By 1879, the year in which Ready for the Fancy Dress Ball was painted, Alfred Stevens had reached the height of his career and was among the most successful artists of the era. Stevens’ success can be attributed to years of intense training under François-Joseph Navez and Jean-Auguste-Dominique Ingres, as well as support from his family, who took an active interest in the arts (his brother Joseph was a fine animal painter and Arthur a prominent critic, curator and dealer). Stevens obviously attracted a broad array, both in Europe as well as America, as his pictures were acquired by great institutions and dignitaries, such as the Brussels Museum and the Belgian King Leopold. At the Exposition Universelle in Paris of 1867, he triumphed with eighteen entries, a first-class medal, and promotion to officer of the Legion d’Honneur. While Stevens was respected within Imperial circles and invited to balls at the Tuileries, he felt equally at ease with avant-garde luminaries within Édouard Manet’s circle, where he was friends with Edgar Degas, Berthe Morisot and Charles Baudelaire. Stevens’ commercial success enabled him to collect, and the beautiful period furnishings, pictures and objets that he amassed in his spectacular residence are often featured prominently in his paintings and provide a glimpse into the fashionable taste of the age. The present work is no exception.

Set in the Chinese Boudoir of Stevens’ home on the Rue des Martyrs, Ready for the Fancy Dress Ball, is a “tour de force of interior painting and one of the climactic pictures of his career” (Coles, p. 71). The room and its contents are well documented, visually, but were also written about by many, including Robert de Montesquieu. One particular first-hand account by Max Sulzberger, offers a special insight as he writes: “Except for a view of an English park, with its green lawns, its lake, its shades (my luxury, says the artist, showing us with a smile of this true oasis in the middle of Paris), one would feel as if he were in the middle of the winter pavilion of the heavenly empire” (as quoted in Coles, p. 71). He describes a room that is decorated with furnishings “from the Imperial Palace,” brought back by an officer on expedition to China, and describes the painted gold paper walls and the doors and furniture of the most beautiful black Chinese lacquer (Coles, p. 71).
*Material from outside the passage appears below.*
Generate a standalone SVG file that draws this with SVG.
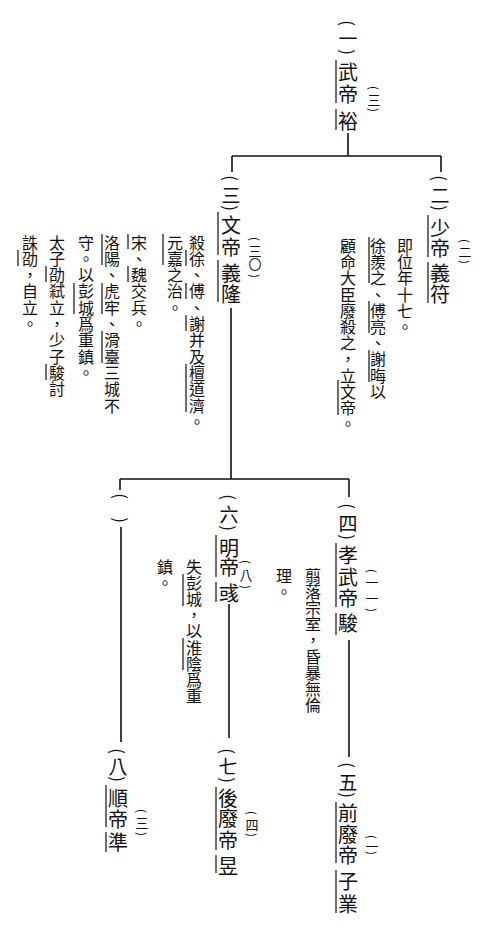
<svg xmlns="http://www.w3.org/2000/svg" width="493" height="939" viewBox="0 0 493 939">
<style>
text{font-family:"Noto Sans CJK TC","Noto Sans CJK JP",sans-serif;fill:#111;text-anchor:middle;dominant-baseline:central}
.n{font-size:20px}
.p{font-size:19px}
.pp{font-size:17px}
.s{font-size:13px}
.sp{font-size:11.5px}
.t{font-size:16px}
.c{stroke:#111;stroke-width:1.6;fill:none}
.m{stroke:#333;stroke-width:1.4}
</style>
<rect width="493" height="939" fill="#fff"/>
<g id="connectors">
<path class="c" d="M348,133V156M232,156H441M441,156V172M232,156V172M231,308V479M120,479H349M349,479V497M120,479V490M121,527V742M229,604V738M349,640V757"/>
</g>
<g id="wudi-yu">
<text class="pp" x="348" y="23" transform="rotate(90 348 23)">(</text>
<text class="p" x="348" y="37">一</text>
<text class="pp" x="348" y="52" transform="rotate(90 348 52)">)</text>
<text class="n" x="348 348 348" y="71 93.5 120">武帝裕</text>
<text class="sp" x="374" y="88" transform="rotate(90 374 88)">(</text>
<text class="s" x="374" y="99">三</text>
<text class="sp" x="374" y="110" transform="rotate(90 374 110)">)</text>
<line class="m" x1="336" y1="60" x2="336" y2="103"/>
<line class="m" x1="336" y1="109" x2="336" y2="130"/>
</g>
<g id="shaodi-yifu">
<text class="pp" x="440" y="178" transform="rotate(90 440 178)">(</text>
<text class="p" x="440" y="194">二</text>
<text class="pp" x="440" y="208" transform="rotate(90 440 208)">)</text>
<text class="n" x="440 440 440 440" y="227 247.5 272.5 293">少帝義符</text>
<text class="sp" x="465" y="241" transform="rotate(90 465 241)">(</text>
<text class="s" x="465" y="251.5">二</text>
<text class="sp" x="465" y="262" transform="rotate(90 465 262)">)</text>
<line class="m" x1="428" y1="215" x2="428" y2="257"/>
<line class="m" x1="428" y1="262" x2="428" y2="303"/>
<text class="t" x="405 405 405 405 405 405" y="245 261.2 277.4 293.6 309.8 326">即位年十七。</text>
<text class="t" x="378 378 378 378 378 378 378 378 378 378" y="245 261.2 277.4 293.6 309.8 326 342.2 358.4 374.6 390.8">徐羨之、傅亮、謝晦以</text>
<text class="t" x="348 348 348 348 348 348 348 348 348 348 348 348" y="245 261.2 277.4 293.6 309.8 326 342.2 358.4 374.6 390.8 407 423.2">顧命大臣廢殺之，立文帝。</text>
<line class="m" x1="369" y1="237" x2="369" y2="283"/>
<line class="m" x1="369" y1="301" x2="369" y2="333"/>
<line class="m" x1="369" y1="350" x2="369" y2="382"/>
<line class="m" x1="338" y1="380" x2="338" y2="415"/>
</g>
<g id="wendi-yilong">
<text class="pp" x="231" y="178" transform="rotate(90 231 178)">(</text>
<text class="p" x="231" y="194">三</text>
<text class="pp" x="231" y="208" transform="rotate(90 231 208)">)</text>
<text class="n" x="231 231 231 231" y="224 246 272.5 293">文帝義隆</text>
<text class="sp" x="255" y="239" transform="rotate(90 255 239)">(</text>
<text class="s" x="255 255" y="250 263">三〇</text>
<text class="sp" x="255" y="276" transform="rotate(90 255 276)">)</text>
<line class="m" x1="218" y1="212" x2="218" y2="255"/>
<line class="m" x1="218" y1="260" x2="218" y2="302"/>
<text class="t" x="197 197 197 197 197 197 197 197 197 197 197 197" y="241.5 257.8 274.1 290.4 306.7 323 339.3 355.6 371.9 388.2 404.5 420.8">殺徐、傅、謝并及檀道濟。</text>
<text class="t" x="175 175 175 175 175" y="241.5 257.8 274.1 290.4 306.7">元嘉之治。</text>
<text class="t" x="139 139 139 139 139 139" y="241.5 257.8 274.1 290.4 306.7 323">宋、魏交兵。</text>
<text class="t" x="112 112 112 112 112 112 112 112 112 112 112" y="241.5 257.8 274.1 290.4 306.7 323 339.3 355.6 371.9 388.2 404.5">洛陽、虎牢、滑臺三城不</text>
<text class="t" x="86 86 86 86 86 86 86 86 86" y="241.5 257.8 274.1 290.4 306.7 323 339.3 355.6 371.9">守。以彭城爲重鎮。</text>
<text class="t" x="57 57 57 57 57 57 57 57 57 57" y="241.5 257.8 274.1 290.4 306.7 323 339.3 355.6 371.9 388.2">太子劭弒立，少子駿討</text>
<text class="t" x="30 30 30 30 30 30" y="241.5 257.8 274.1 290.4 306.7 323">誅劭，自立。</text>
<line class="m" x1="186" y1="250" x2="186" y2="266"/>
<line class="m" x1="186" y1="283" x2="186" y2="299"/>
<line class="m" x1="186" y1="315" x2="186" y2="331"/>
<line class="m" x1="186" y1="364" x2="186" y2="412"/>
<line class="m" x1="163" y1="234" x2="163" y2="265"/>
<line class="m" x1="128" y1="234" x2="128" y2="249"/>
<line class="m" x1="128" y1="266" x2="128" y2="282"/>
<line class="m" x1="102" y1="234" x2="102" y2="265"/>
<line class="m" x1="102" y1="283" x2="102" y2="314"/>
<line class="m" x1="102" y1="331" x2="102" y2="363"/>
<line class="m" x1="74" y1="283" x2="74" y2="314"/>
<line class="m" x1="46" y1="266" x2="46" y2="282"/>
<line class="m" x1="46" y1="364" x2="46" y2="380"/>
<line class="m" x1="18" y1="250" x2="18" y2="266"/>
</g>
<g id="xiaowudi-jun">
<text class="pp" x="348" y="506" transform="rotate(90 348 506)">(</text>
<text class="p" x="348" y="522">四</text>
<text class="pp" x="348" y="537" transform="rotate(90 348 537)">)</text>
<text class="n" x="348 348 348 348" y="554 576 597 622.5">孝武帝駿</text>
<text class="sp" x="372" y="571" transform="rotate(90 372 571)">(</text>
<text class="s" x="372 372" y="581 597">一一</text>
<text class="sp" x="372" y="610" transform="rotate(90 372 610)">)</text>
<line class="m" x1="336" y1="543" x2="336" y2="607"/>
<line class="m" x1="336" y1="613" x2="336" y2="635"/>
<text class="t" x="313 313 313 313 313 313 313 313 313" y="575 591.1 607.2 623.3 639.4 655.5 671.6 687.7 703.8">翦落宗室，昏暴無倫</text>
<text class="t" x="284 284" y="575 591.1">理。</text>
</g>
<g id="mingdi-yu">
<text class="pp" x="229" y="497" transform="rotate(90 229 497)">(</text>
<text class="p" x="229" y="513">六</text>
<text class="pp" x="229" y="528" transform="rotate(90 229 528)">)</text>
<text class="n" x="229 229 229" y="547 566 592">明帝彧</text>
<text class="sp" x="246" y="562" transform="rotate(90 246 562)">(</text>
<text class="s" x="246" y="574">八</text>
<text class="sp" x="246" y="587" transform="rotate(90 246 587)">)</text>
<line class="m" x1="216" y1="535" x2="216" y2="577"/>
<line class="m" x1="216" y1="582" x2="216" y2="602"/>
<text class="t" x="194 194 194 194 194 194 194 194 194" y="566 582.1 598.2 614.3 630.4 646.5 662.6 678.7 694.8">失彭城，以淮陰爲重</text>
<text class="t" x="165 165" y="566 582.1">鎮。</text>
<line class="m" x1="183" y1="574" x2="183" y2="606"/>
<line class="m" x1="183" y1="638" x2="183" y2="670"/>
</g>
<g id="unnamed">
<text class="pp" x="121" y="496" transform="rotate(90 121 496)">(</text>
<text class="pp" x="121" y="520" transform="rotate(90 121 520)">)</text>
</g>
<g id="qianfeidi-ziye">
<text class="pp" x="348" y="765" transform="rotate(90 348 765)">(</text>
<text class="p" x="348" y="781">五</text>
<text class="pp" x="348" y="795" transform="rotate(90 348 795)">)</text>
<text class="n" x="348 348 348 348 348" y="812 833 854 880 903">前廢帝子業</text>
<text class="sp" x="372" y="837" transform="rotate(90 372 837)">(</text>
<text class="s" x="372" y="845">一</text>
<text class="sp" x="372" y="853" transform="rotate(90 372 853)">)</text>
<line class="m" x1="336" y1="802" x2="336" y2="863"/>
<line class="m" x1="336" y1="870" x2="336" y2="913"/>
</g>
<g id="houfeidi-yu">
<text class="pp" x="228" y="751" transform="rotate(90 228 751)">(</text>
<text class="p" x="228" y="765">七</text>
<text class="pp" x="228" y="780" transform="rotate(90 228 780)">)</text>
<text class="n" x="228 228 228 228" y="797 817.5 839 865">後廢帝昱</text>
<text class="sp" x="252" y="813" transform="rotate(90 252 813)">(</text>
<text class="s" x="252" y="824">四</text>
<text class="sp" x="252" y="835" transform="rotate(90 252 835)">)</text>
<line class="m" x1="216" y1="787" x2="216" y2="850"/>
<line class="m" x1="216" y1="855" x2="216" y2="873"/>
</g>
<g id="shundi-zhun">
<text class="pp" x="118" y="751" transform="rotate(90 118 751)">(</text>
<text class="p" x="118" y="765">八</text>
<text class="pp" x="118" y="779" transform="rotate(90 118 779)">)</text>
<text class="n" x="118 118 118" y="797 818 841">順帝準</text>
<text class="sp" x="142" y="811" transform="rotate(90 142 811)">(</text>
<text class="s" x="142" y="822">三</text>
<text class="sp" x="142" y="834" transform="rotate(90 142 834)">)</text>
<line class="m" x1="106" y1="785" x2="106" y2="827"/>
<line class="m" x1="106" y1="832" x2="106" y2="852"/>
</g>
</svg>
Through the open door at right is the artist’s Salon, which Stevens painted the same year as the present work in his complimentary masterpiece, Le Salon du peintre (Private Collection, fig. 1).  

Stevens certainly perceived his Chinese Boudoir a powerful setting, painting it for the first time with Cache-Cache (University of Michigan Museum of Art), in Les Visiteuses, purchased by King Leopold for the massive sum of 60,000 francs, and in the present work (fig. 2). It was bought by the American industrialist and philanthropist William Henry Vanderbilt for 50,000 francs in 1879, and it hung prominently in his home on Fifth Avenue, where, fittingly, he had an elaborate gallery decorated according to the trend for japonisme and chinoiserie (fig. 3).

In this composition, Stevens has arranged his figures against a long wall in a frieze-like fashion. The horizontality is emphasized by the furniture in the room, as well as his choice of textiles and his use of the floor and molding as a framing device and the long, pink fringed cloth draws attention to the center.  The figure seated at left on a yellow upholstered chair (next to a plush, fantastically decorated ottoman) wears an elaborate outfit of fur-trimmed velvet. She is very sensitively painted as she leans forward to greet the two young boys being presented to her. Stevens did not frequently paint children, but these two are particularly expressive examples as they appear “in character.” The model on the right wears a modified form of aesthetic dress, adopted in 1878-9, representing a historical allusion to a neck style common before 1600, though it is not considered a fancy dress costume. This aesthetic influence is in line with Stevens’ interests of the period and, as in Cache-Cache’s narrative of hide and seek, the use of costumes continues the artist’s investigation of what art hides and reveals (Coles, p. 73).